Tell me a little bit about why you’ve chosen the European/Australasian areas for this tour rather than touring the US first?
This is matter of opportunity. A booking agent from Australia contacted me and so we set our sights on doing something in connection with a new release I was working on. I think Ingunn and I are a good fit for the Southern Hemisphere, we were married in South Africa. We’ve played in Australia before and had a great time and some memorable gigs, including one in Adelaide. In Europe I’ve made a number of albums for the German label Glitterhouse. I really like their mode of operation. They are much more of a group/communal type of organisation than an American label normally is. So I’ve been working in Europe for many years, have many friends and contacts there and Ingunn is European. We’re doing a tour in the US starting in November. We are happy to be working with a great distributor there and are going to do record stores, radio and open venues. The US music business has gatekeepers posted at the PR promotions level and the booking agent level features guard posts and now after a few trail runs I have gained access to the inner circle. The act of writing music and developing a new sound with your spouse vs the organising firms that run the capital based music business have no earthly relation to one another. Doing music for the sake of art means you have to search out and find another way.
What inspired you go ahead with recording the entire album with the Nagra field recorder and how did that change the recording process for you?

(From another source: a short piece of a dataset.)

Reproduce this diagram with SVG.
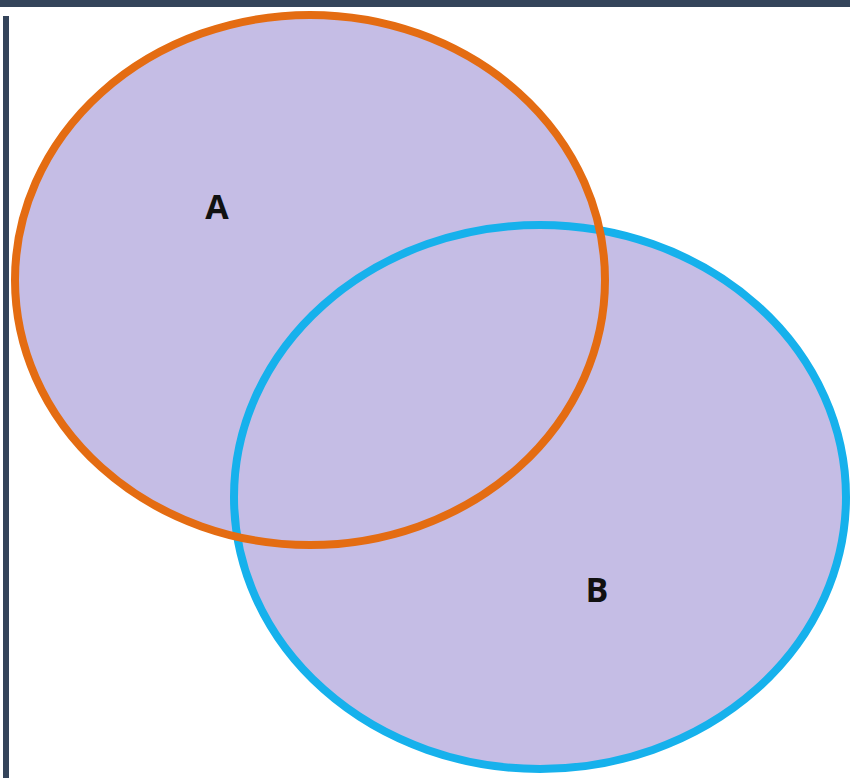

Nagra field recorders have great pre- amps. So with that you can record a very modern, clean sounding album. You just need a good microphone. In California you can rent good 1960’s microphones near the Burbank Airport! So that is what I did. You can move the recorder to a new place everyday or hour… even outside. This is very good for mental reasoning and just the good clean fun factor. The main feature is that you can not overdub. Every track on this album is a complete performance. No ProTools editing. All vocals and guitars are complete performances. This puts the human spirit back into the music and takes the computer editing voodoo out! There is a noticeable difference when you work hard to get a complete performance track versus cutting and pasting things together. The music breathes and is not focused on digital perfection, but beauty in a natural way.
You’ve said this album is an album that ‘sounds like you’re alone in the desert’ but to me there’s also a sense of community connection and contentment. Would you say perhaps this is a result of collaborating with Ingunn in music and in life?
People who live in the California desert get isolated in their cabins and spend a lot of time alone. When they actually manage to find other people and present themselves at some social event they talk too much! This is the case with yours truly. My father died when I was young and I shipped out to a Grandmother. I went around high school and early college never really speaking to anyone but studying foreign languages and music so I was trying to find my mode of speaking. I started a band in my 20’s and had some self important business types take it out for a test drive, find out they liked it and turning to deal with me unleashed a bunch of dodgy paperwork and formaldehyde stinking suit coats on my sorry songwriting head. They got the best of me with their knowledge of this type of scam, they were practiced in scams and speaking in meaningless anti-truths. I was practiced with a canoe in Minnesota, working minimum wage jobs and thinking of lyrics with my guitar. I got real quiet and isolated for most of my life over these experiences. But when I wandered into town from the desert with a Nagra recorder under my arm and a woman that was born with a natural gift for harmonic music and she had love for me, I started talking a lot! I developed motor mouth and I began to people my songs with community and contentment and joy and laughter and family meals on the front lawn and well houses delivering clean water. I lived in my songs and I wrote them and Ingunn definitely has helped me to do it.
Mark Olson plays Shambles Brewery, Hobart on September 8th.